**TO BE DONE**
Pictures in the entries below are to be left out; otherwise, reproduce exactly the lines from the first through the line containing "import * as d3 from 'd3';".

━━━━━ EXTRACTED MATERIAL

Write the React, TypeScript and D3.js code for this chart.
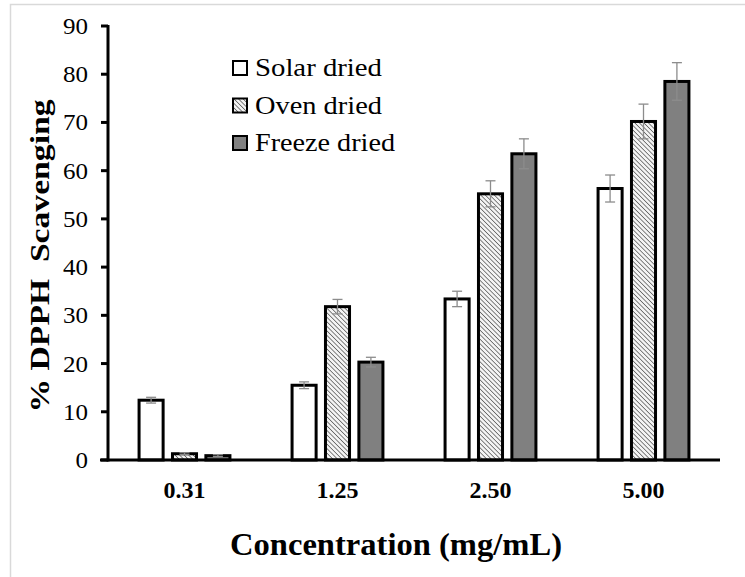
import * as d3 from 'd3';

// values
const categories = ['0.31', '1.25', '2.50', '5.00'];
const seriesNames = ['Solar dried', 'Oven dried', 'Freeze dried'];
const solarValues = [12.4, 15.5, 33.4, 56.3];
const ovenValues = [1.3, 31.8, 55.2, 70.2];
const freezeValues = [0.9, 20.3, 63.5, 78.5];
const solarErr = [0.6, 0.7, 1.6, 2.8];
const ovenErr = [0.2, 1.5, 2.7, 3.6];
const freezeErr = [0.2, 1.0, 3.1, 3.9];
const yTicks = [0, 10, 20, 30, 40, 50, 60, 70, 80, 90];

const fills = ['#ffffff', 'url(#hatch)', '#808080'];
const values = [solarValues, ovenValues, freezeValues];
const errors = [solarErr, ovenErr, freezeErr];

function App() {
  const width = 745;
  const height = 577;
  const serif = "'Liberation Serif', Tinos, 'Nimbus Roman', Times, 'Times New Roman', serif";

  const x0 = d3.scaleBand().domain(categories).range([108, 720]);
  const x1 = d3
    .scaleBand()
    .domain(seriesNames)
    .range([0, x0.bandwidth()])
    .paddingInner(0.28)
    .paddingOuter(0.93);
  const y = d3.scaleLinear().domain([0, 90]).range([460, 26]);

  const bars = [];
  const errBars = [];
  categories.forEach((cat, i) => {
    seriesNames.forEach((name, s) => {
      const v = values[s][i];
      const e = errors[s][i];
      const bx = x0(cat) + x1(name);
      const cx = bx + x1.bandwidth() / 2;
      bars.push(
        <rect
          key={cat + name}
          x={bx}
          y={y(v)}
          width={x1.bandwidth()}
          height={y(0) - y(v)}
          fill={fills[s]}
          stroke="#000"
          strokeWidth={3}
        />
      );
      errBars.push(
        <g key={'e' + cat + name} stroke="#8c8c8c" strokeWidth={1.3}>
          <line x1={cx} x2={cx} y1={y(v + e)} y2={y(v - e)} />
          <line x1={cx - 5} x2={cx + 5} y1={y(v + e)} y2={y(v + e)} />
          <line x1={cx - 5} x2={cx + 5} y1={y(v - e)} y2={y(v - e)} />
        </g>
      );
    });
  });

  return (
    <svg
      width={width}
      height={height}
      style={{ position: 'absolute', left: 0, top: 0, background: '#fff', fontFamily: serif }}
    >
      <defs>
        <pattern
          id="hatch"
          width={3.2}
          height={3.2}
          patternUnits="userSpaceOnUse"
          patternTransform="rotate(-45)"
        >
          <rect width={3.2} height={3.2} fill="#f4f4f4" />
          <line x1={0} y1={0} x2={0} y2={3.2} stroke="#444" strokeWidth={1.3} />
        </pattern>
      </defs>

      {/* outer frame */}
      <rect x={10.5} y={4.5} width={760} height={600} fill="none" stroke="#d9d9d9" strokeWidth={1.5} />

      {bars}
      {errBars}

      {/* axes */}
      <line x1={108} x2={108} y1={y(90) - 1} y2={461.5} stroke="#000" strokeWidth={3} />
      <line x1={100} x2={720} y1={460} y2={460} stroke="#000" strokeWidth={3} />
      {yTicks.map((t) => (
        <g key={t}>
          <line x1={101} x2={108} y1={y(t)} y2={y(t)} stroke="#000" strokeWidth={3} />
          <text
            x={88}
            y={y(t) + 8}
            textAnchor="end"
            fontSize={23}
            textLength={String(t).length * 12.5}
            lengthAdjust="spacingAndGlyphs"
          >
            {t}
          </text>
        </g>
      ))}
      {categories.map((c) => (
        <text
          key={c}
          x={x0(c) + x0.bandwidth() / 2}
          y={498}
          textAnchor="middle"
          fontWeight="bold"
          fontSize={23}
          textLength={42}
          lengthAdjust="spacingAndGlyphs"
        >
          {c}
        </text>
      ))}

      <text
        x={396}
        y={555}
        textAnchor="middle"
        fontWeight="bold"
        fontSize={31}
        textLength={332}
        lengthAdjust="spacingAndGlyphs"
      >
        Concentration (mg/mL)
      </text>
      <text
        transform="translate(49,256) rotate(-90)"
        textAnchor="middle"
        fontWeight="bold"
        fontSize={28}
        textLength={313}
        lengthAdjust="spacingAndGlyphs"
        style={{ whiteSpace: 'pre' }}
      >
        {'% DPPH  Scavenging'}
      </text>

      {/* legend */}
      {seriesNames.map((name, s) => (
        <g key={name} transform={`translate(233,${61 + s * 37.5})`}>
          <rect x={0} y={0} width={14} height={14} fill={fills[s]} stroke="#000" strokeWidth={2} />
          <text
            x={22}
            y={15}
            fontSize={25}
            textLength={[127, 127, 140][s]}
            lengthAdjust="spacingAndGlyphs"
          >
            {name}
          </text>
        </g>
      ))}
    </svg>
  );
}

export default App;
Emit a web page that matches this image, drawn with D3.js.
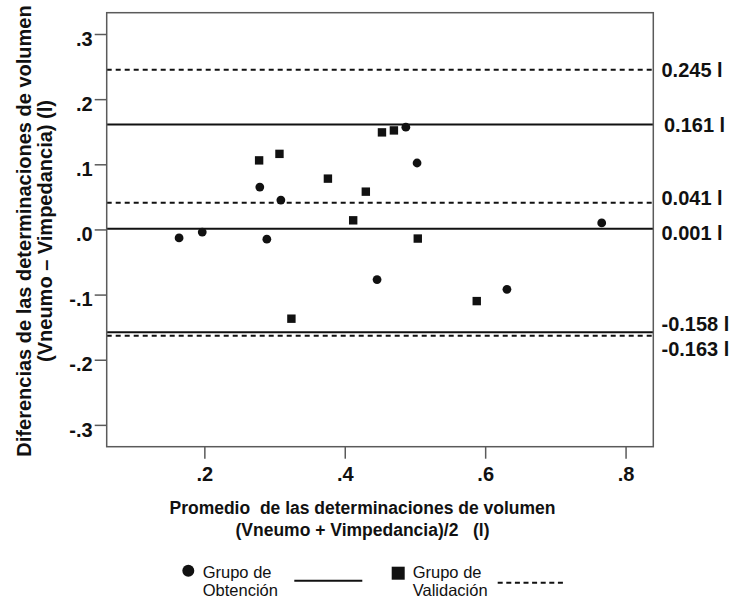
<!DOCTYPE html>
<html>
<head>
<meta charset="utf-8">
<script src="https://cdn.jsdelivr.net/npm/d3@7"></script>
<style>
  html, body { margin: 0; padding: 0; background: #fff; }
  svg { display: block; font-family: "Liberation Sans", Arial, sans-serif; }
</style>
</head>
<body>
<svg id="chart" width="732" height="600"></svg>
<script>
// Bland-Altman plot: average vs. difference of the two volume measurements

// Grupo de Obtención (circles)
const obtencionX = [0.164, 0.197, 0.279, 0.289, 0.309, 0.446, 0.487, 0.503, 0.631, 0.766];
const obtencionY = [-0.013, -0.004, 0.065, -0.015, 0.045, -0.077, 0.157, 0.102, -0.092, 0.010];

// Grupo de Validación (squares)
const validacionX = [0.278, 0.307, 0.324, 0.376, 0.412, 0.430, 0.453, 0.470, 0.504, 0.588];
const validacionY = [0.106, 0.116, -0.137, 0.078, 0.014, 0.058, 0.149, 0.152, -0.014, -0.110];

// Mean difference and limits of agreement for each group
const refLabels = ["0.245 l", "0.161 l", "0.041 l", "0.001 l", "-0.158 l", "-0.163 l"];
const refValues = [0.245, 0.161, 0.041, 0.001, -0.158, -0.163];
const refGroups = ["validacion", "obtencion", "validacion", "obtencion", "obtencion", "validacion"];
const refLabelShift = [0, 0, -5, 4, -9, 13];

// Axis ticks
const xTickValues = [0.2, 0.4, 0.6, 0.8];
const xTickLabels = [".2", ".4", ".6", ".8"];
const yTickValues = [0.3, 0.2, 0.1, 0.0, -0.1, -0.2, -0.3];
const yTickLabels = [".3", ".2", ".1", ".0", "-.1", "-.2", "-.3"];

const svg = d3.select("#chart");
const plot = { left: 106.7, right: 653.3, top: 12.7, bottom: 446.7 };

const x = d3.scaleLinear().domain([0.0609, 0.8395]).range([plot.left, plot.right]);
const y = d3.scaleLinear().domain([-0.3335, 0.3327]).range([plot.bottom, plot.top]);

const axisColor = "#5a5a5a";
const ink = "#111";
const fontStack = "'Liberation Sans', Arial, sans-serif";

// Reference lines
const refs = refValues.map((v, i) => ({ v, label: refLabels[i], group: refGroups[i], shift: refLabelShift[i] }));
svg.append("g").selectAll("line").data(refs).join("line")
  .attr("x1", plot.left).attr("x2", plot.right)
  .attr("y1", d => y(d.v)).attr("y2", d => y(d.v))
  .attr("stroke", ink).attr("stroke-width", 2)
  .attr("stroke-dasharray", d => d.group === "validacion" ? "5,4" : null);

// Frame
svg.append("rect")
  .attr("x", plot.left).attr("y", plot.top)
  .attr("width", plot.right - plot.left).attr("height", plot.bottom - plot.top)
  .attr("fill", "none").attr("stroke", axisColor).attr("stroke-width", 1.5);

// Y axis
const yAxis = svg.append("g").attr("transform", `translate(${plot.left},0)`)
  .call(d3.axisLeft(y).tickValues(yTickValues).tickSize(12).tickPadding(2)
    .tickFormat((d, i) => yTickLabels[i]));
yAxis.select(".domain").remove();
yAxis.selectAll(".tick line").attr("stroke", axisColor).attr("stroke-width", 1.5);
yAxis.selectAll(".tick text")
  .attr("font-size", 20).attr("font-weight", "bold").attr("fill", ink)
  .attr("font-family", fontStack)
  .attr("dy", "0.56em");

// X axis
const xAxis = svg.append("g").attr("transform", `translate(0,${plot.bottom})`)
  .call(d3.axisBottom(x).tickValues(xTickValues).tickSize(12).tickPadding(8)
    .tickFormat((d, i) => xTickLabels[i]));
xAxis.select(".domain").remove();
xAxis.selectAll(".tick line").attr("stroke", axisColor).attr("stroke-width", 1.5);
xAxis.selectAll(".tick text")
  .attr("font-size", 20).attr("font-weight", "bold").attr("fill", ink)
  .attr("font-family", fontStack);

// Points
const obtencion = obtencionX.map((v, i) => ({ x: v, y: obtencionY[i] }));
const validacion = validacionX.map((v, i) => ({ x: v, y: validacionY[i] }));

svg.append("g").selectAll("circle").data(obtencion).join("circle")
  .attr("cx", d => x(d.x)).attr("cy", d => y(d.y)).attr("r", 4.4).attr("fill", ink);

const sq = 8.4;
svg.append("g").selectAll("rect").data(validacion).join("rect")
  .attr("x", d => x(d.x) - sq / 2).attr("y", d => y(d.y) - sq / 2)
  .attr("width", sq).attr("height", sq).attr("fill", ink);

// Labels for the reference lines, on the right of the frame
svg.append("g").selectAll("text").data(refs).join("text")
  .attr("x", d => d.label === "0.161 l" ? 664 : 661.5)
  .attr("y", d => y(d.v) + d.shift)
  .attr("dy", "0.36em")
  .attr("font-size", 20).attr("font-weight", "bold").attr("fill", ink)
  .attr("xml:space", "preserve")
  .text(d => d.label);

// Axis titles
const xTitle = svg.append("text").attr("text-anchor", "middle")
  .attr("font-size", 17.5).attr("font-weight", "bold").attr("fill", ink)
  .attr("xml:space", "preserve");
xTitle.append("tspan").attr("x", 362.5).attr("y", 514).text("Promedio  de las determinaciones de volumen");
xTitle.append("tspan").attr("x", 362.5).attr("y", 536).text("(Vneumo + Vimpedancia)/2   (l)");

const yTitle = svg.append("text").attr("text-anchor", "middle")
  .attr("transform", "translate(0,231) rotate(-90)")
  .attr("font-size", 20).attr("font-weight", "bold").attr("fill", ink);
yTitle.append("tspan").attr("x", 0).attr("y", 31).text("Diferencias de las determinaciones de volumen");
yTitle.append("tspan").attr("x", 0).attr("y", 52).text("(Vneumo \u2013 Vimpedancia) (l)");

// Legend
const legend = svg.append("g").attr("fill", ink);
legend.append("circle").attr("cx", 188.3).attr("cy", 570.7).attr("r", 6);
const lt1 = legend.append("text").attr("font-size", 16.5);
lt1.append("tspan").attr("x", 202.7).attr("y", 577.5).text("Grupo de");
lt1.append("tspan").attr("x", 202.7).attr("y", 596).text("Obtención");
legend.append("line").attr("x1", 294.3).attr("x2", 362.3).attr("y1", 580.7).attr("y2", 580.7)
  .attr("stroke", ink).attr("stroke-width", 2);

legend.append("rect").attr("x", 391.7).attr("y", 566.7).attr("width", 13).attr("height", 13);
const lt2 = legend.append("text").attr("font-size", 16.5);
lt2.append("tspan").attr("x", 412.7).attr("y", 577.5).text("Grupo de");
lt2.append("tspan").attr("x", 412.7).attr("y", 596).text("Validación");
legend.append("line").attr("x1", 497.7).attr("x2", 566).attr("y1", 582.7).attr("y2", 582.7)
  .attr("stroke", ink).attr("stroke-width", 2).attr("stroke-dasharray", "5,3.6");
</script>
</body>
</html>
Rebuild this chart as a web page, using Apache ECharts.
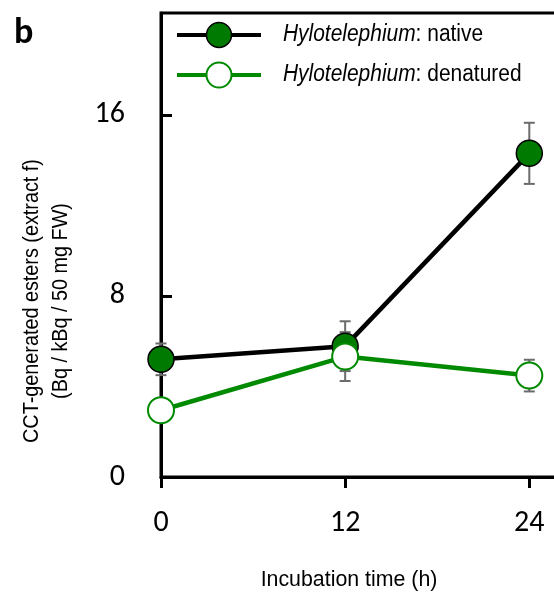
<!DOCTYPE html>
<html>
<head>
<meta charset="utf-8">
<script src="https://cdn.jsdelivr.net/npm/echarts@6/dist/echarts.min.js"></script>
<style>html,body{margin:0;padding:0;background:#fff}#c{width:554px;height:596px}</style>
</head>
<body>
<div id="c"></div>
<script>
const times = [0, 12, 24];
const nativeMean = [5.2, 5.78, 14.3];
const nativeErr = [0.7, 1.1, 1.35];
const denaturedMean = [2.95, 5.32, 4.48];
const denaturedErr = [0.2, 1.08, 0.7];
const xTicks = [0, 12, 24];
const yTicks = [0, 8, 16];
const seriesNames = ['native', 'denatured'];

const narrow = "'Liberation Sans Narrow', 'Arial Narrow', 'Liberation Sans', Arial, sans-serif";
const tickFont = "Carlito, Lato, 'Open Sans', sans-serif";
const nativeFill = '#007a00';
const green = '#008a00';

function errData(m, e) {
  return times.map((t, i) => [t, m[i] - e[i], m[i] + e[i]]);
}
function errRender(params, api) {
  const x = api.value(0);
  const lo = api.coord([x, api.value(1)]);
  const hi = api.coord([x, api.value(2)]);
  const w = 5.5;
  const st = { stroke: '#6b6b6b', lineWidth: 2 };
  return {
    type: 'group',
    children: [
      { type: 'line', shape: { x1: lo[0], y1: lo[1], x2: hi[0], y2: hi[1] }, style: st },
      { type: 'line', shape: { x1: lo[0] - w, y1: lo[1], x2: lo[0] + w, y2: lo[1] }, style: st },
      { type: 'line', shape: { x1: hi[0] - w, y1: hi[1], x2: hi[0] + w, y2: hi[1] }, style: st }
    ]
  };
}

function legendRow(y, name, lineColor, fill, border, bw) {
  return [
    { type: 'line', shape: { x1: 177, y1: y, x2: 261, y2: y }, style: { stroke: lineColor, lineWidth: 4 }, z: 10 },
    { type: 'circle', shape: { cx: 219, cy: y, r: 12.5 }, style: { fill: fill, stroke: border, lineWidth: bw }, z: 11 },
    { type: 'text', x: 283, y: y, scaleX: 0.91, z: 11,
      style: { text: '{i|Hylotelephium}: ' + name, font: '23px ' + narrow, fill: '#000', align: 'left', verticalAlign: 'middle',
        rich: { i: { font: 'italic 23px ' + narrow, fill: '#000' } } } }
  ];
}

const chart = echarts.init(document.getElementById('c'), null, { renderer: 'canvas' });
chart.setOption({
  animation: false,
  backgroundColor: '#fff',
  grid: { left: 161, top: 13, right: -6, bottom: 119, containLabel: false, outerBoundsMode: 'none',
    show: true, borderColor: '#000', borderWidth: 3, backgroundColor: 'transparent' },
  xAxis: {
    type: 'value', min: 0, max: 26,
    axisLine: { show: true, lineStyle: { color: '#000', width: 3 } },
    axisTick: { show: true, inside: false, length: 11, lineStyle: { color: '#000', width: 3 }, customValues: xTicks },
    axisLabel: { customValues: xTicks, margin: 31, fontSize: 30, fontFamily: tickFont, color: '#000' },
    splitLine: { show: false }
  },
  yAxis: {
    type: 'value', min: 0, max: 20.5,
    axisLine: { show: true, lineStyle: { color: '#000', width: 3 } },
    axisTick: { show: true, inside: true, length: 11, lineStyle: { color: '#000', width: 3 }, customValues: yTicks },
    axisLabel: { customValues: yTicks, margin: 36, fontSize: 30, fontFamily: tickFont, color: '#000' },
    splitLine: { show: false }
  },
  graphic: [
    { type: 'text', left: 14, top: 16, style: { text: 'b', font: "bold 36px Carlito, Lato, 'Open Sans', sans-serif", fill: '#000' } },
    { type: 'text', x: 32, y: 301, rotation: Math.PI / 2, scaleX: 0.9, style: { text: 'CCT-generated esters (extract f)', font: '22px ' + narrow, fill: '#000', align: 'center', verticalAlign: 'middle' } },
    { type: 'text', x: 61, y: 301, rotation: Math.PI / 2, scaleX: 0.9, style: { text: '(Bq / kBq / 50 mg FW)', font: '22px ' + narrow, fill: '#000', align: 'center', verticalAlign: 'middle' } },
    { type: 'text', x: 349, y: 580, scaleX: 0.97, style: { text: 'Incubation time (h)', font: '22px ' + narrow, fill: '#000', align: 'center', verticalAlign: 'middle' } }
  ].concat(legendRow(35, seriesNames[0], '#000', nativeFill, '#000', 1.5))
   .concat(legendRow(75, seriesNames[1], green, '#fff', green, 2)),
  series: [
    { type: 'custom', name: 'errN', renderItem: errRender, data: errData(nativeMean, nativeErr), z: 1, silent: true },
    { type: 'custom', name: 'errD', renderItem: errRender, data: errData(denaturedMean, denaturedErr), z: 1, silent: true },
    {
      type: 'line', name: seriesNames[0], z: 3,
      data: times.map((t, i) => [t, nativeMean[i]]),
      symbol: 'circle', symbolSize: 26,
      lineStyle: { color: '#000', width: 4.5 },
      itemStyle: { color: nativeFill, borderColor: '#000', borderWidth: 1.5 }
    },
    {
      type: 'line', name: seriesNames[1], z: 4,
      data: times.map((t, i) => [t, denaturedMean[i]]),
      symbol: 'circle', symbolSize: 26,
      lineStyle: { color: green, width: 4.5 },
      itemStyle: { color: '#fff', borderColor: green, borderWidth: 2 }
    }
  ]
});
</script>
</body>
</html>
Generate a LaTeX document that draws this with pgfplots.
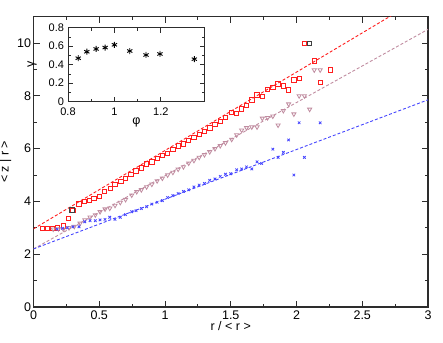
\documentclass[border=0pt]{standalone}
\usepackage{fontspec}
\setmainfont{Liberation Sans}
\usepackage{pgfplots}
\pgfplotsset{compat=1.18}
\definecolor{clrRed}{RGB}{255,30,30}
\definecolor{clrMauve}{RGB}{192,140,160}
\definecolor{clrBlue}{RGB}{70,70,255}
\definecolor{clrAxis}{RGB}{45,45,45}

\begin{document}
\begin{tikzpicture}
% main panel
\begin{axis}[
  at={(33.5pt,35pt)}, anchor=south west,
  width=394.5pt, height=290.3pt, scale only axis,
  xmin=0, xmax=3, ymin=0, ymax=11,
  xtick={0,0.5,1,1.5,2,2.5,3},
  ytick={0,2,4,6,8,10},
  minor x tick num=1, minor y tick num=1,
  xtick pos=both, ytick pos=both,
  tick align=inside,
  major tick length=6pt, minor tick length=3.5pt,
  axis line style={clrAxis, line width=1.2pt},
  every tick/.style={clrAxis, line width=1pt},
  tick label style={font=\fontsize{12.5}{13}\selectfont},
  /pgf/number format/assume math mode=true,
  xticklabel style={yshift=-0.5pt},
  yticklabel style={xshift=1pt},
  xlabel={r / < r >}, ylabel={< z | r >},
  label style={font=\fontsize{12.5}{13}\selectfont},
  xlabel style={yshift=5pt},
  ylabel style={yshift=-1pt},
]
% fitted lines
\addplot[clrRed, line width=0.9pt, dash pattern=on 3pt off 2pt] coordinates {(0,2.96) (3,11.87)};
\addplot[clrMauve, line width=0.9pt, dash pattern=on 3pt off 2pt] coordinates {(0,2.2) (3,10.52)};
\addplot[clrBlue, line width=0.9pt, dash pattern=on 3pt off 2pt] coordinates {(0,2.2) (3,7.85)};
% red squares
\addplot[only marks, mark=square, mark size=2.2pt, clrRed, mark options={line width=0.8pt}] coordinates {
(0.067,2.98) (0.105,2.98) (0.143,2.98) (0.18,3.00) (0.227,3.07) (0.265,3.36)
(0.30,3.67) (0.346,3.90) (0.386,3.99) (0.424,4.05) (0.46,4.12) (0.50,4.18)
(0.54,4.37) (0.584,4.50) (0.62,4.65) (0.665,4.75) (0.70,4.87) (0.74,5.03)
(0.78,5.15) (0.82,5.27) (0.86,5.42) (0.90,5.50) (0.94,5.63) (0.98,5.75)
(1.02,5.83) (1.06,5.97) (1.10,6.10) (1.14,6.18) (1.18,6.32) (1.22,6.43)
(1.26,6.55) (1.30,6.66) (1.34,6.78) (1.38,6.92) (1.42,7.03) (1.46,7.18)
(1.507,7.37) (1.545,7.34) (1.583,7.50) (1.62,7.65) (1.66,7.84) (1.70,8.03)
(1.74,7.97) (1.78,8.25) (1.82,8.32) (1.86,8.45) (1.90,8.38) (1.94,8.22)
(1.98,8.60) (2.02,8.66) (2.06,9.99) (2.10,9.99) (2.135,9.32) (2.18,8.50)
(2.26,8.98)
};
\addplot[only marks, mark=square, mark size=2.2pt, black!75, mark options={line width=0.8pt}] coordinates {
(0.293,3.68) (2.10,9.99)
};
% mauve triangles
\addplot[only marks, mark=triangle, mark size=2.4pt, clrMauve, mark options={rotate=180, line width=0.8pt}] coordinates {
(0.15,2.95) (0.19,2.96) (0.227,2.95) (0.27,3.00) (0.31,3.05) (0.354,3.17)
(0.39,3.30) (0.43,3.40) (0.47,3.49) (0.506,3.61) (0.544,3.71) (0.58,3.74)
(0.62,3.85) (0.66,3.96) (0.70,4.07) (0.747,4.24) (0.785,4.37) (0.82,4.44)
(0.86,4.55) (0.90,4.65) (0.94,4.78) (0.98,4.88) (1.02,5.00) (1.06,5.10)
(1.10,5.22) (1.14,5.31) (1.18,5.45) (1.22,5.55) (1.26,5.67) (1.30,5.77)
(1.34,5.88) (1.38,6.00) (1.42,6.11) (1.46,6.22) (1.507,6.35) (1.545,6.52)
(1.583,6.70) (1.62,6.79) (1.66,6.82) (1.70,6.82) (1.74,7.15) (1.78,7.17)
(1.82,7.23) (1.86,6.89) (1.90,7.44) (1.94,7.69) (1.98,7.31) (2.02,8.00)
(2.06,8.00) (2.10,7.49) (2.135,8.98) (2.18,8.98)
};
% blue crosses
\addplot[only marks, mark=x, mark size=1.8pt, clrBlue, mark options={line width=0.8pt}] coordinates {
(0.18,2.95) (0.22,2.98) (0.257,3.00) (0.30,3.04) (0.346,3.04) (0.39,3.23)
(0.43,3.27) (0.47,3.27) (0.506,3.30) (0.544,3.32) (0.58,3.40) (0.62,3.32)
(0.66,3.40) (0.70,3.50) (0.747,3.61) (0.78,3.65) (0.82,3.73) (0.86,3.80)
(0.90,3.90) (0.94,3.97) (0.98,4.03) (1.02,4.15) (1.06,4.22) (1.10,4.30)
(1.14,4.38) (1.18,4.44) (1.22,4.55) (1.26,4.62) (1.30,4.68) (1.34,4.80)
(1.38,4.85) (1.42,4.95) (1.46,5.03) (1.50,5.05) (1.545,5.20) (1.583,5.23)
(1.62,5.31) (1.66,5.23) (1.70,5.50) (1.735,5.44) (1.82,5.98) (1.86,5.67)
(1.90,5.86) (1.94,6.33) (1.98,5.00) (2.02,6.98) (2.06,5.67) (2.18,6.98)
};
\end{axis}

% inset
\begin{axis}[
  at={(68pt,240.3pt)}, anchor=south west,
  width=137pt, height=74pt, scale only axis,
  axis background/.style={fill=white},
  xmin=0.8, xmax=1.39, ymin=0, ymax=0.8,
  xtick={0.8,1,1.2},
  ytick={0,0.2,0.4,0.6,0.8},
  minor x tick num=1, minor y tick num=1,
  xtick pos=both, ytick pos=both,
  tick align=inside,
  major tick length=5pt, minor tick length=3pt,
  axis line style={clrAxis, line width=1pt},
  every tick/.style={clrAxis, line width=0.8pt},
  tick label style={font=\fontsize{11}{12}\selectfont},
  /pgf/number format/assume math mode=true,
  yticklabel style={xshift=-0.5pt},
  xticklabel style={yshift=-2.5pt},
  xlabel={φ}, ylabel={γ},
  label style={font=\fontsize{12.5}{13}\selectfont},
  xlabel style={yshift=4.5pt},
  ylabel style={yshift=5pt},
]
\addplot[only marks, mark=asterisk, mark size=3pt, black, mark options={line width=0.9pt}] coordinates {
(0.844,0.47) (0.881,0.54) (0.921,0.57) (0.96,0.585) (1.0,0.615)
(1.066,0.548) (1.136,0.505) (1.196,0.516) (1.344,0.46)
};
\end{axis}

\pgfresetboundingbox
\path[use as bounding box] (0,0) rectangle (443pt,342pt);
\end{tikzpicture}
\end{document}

━━━━━━━━━━

**TASK RESULT**
Write the React, TypeScript and D3.js code for this chart.
import * as d3 from 'd3';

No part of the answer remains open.